(Reuters) -The state of the U.S. housing market should help guide the Federal Reserve as it sets monetary policy and there appears no let-up in sight for higher home costs, Fed Governor Christopher Waller said on Thursday.
“With housing costs gaining an ever-larger weight in the inflation Americans experience, I will be looking even more closely at real estate to judge the appropriate stance of monetary policy,” Waller said in prepared remarks for a webinar on housing organized by Tel Aviv University and Rutgers University.
He noted that real estate comprises a big share of key inflation gauges as well as making a sizeable contribution to gross domestic product. Measures of market rent have risen more than 6.5% over the past two years while house prices are up a cumulative 35% since the beginning of the COVID-19 pandemic, according to the Zillow Home Value Index.
Waller also said he hoped some pandemic-specific factors pushing up home prices and rents would ease in the next year or so, but cautioned that overall rising costs in the “red-hot” housing market are due to demand far exceeding supply and are not fueled by excessive leverage or easy lending.
The Fed’s more aggressive posture towards inflation is already having a substantial effect on consumer borrowing costs, which could help to rein in some of the homebuying frenzy.
“We’re just trying to eliminate some of the excess demand in housing,” Waller said about the Fed’s plans to raise its benchmark short-term interest rate to almost 2% this year.
Interest rates on the most popular U.S. home loan – the 30-year fixed-rate mortgage – shooting to a three-year high of 4.5% last week, according to Mortgage Bankers Association data.

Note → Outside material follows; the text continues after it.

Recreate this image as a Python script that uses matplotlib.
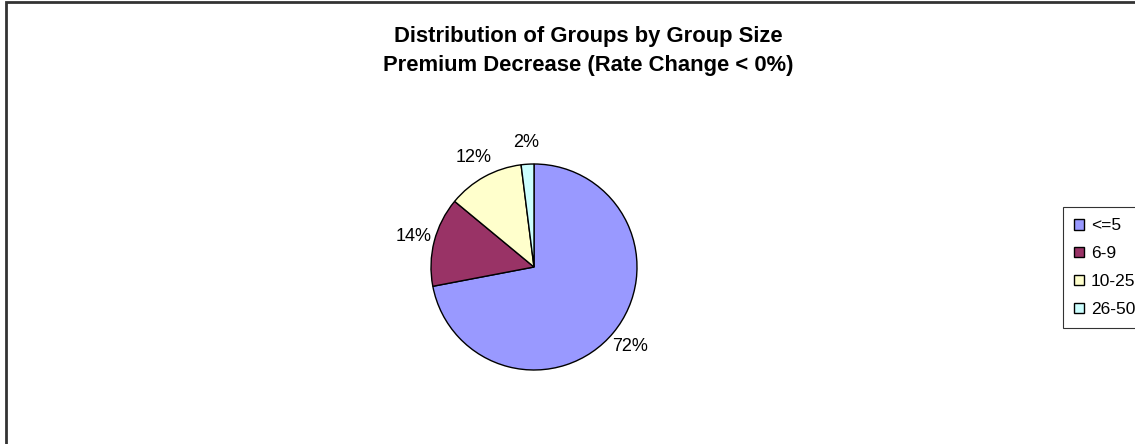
import matplotlib.pyplot as plt
from matplotlib.patches import Rectangle

plt.rcParams["font.family"] = ["Liberation Sans", "DejaVu Sans"]

group_sizes = ["<=5", "6-9", "10-25", "26-50"]
shares = [72, 14, 12, 2]
colors = ["#9999FF", "#993366", "#FFFFCC", "#CCFFFF"]

W, H = 1135, 444
fig = plt.figure(figsize=(W / 100, H / 100), dpi=100)

# chart frame, runs off the right and bottom edges
fig.patches.append(Rectangle((5.5 / W, -0.1), 1.2, 1.1 - 2.5 / H,
                             transform=fig.transFigure, fill=False,
                             edgecolor="#333333", linewidth=2))

fig.text(588 / W, 1 - 36 / H, "Distribution of Groups by Group Size",
         ha="center", va="center", fontsize=15.8, fontweight="bold")
fig.text(588 / W, 1 - 66 / H, "Premium Decrease (Rate Change < 0%)",
         ha="center", va="center", fontsize=15.8, fontweight="bold")

cx, cy, r = 534, 267, 103
ax = fig.add_axes([(cx - r) / W, (H - cy - r) / H, 2 * r / W, 2 * r / H])
wedges, texts, autotexts = ax.pie(
    shares,
    colors=colors,
    startangle=90,
    counterclock=False,
    autopct="%.0f%%",
    pctdistance=1.21,
    wedgeprops={"edgecolor": "black", "linewidth": 1},
    textprops={"fontsize": 13},
)
ax.set_xlim(-1, 1)
ax.set_ylim(-1, 1)
ax.set_aspect("equal")
ax.axis("off")

leg = fig.legend(wedges, group_sizes,
                 loc="upper left",
                 bbox_to_anchor=(1063 / W, 1 - 207 / H),
                 fontsize=12.5,
                 frameon=True,
                 fancybox=False,
                 edgecolor="black",
                 handlelength=0.55,
                 handleheight=0.55,
                 handletextpad=0.4,
                 labelspacing=0.74,
                 borderpad=0.66,
                 borderaxespad=0)
leg.get_frame().set_linewidth(0.8)

fig.savefig("out.png", dpi=100)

Mortgage rates have climbed by 1.17 percentage points since the start of the year, their fastest increase since the summer of 2003.
Waller did not specifically address the general U.S. economic outlook or monetary policy in his speech. In an interview last week, Waller said economic data suggests the central bank should do a bigger interest rate hike in the next two policy meetings to begin to tame inflation, which at above 6% is more than three times the Fed’s target.
Only economic uncertainty caused by Russia’s invasion of Ukraine prevented Waller from supporting the larger half-percentage-point increase he had been advocating for ahead of the Fed’s last policy meeting.
Fed policymakers raised the benchmark overnight interest rate by a quarter of a percentage point from the near-zero level on March 16 as they began to close the chapter on loose monetary policy measures put in place to bolster the economy through the pandemic.
But since then, Fed Chair Jerome Powell and several other central bank policymakers have indicated an increasing willingness to raise rates by 50 basis points when they gather again on May 3-4, at which time they may also begin to reduce the Fed’s nearly $9 trillion balance sheet.